Does he sound so different? Why will it automatically work here when it failed at Auburn? Were the athletes at Auburn not big, fast and strong? Was Chris Todd not capable of picking up Franklin's offense after spending a few years in Lubbock? Did the Tech personnell automatically fit the spread in 2000?
3. What has Tony Franklin done since being fired by Tuberville?
On February 5, 2009, Franklin was hired to fill the vacant position of offensive coordinator at Middle Tennessee State University. He replaces G.A. Mangus who left MTSU to become the quarterbacks coach at South Carolina under his college coach Steve Spurrier.
Under Franklin's tutelage, the Blue Raiders offense improved from 7th in the conference in scoring before his arrival (and 84th in the nation) to 2nd in the conference his first season (and 28th in the nation). Despite a losing record the year prior, MTSU finished the regular season with a 9-3 record including a win over the Maryland from the Atlantic Coast Conference (the lone conference loss came at Troy). The press characterized the year as redemption for Franklin after the difficulties at Auburn the prior year. Franklin's offense helped the Blue Raiders finish with 10 wins (after beating Southern Mississippi 42-32 in the New Orleans Bowl), the program's best record since it entered the Bowl Subdivision (Division I-A) in 1999, with the offense averaging just under 420 yards per game.

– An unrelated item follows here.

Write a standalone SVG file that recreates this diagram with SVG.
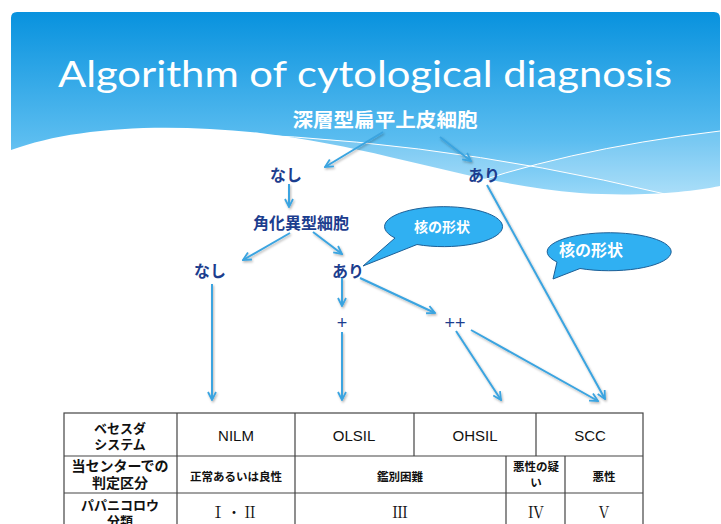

Tony Franklin is well known for owning and operating The Tony Franklin System Seminar. His copyrighted offensive system has been implemented by over 351 high school and college programs in 44 states across the nation, grossing over $170,000 annually from his consulting services. Several college coaches including Sonny Dykes at Arizona, Chris Hatcher at Georgia Southern and Ed Argast at Fordham consult with Franklin about their offenses. Pro Football Hall of Famer John Hannah says of the system "If both teams have players who are equal in talent, this offense is impossible to stop".
So, my question is, what happens if we sputter a little? From what I read, Tony Franklin has had success with the spread at every stop except for Auburn. Is it the head coach or the offensive coordinator that sets the tone and is ultimately responsible? Are there inherent wrinkles in the spread that literally make Tuberville's skin crawl? Would Tuberville fire Brown and go back to what he knows best? The man has had success doing what he knows best. What is his plan B, if necessary?
The point here is not to revive the Leach argument. I'm prepared to discuss Tech football without falling back on the Leach era. I'm using the past (LR analysis and the Tony Franklin experiment) to try and gauge what the future may hold.
We can all argue the thousands of points until we are blue in the face. Our common ground, though is that Texas Tech needs a defined edge. We need something shiny and interesting. We need a loud, busy shirt to get everyone's attention in the room. Whether its Coach Cawthon's team traveling coast to coast, the Matadors, in their distinctive red satin uniforms became known as the Red Raiders, or pirates swinging their swords, history shows that Texas Tech needs that defined edge to elbow its way onto the national scene. We've tasted it, and we want more.
If a recruit is visited by a suit with a Longhorn tie on Sunday, a suit with an Aggie tie on Monday, a suit with an OU tie on Tuesday, a suit with an Alabama tie on Wednesday, a suit with a Gator tie on Thursday, and a suit with a Double T tie on Friday, unfortunately the Double T is going to lose most of those battles. (Even though the Double T does his best work on Fridays)
We can't be a suit and tie just like everyone else. We have to keep our shiny edge. We have to proudly wear a loud, obnoxious shirt. We have to keep a powerful, high-octane, exciting offense. If not, we become just another school in the Big 12, trying to keep up with the suits.
Hopefully, on that we can all agree. And the Friday thing.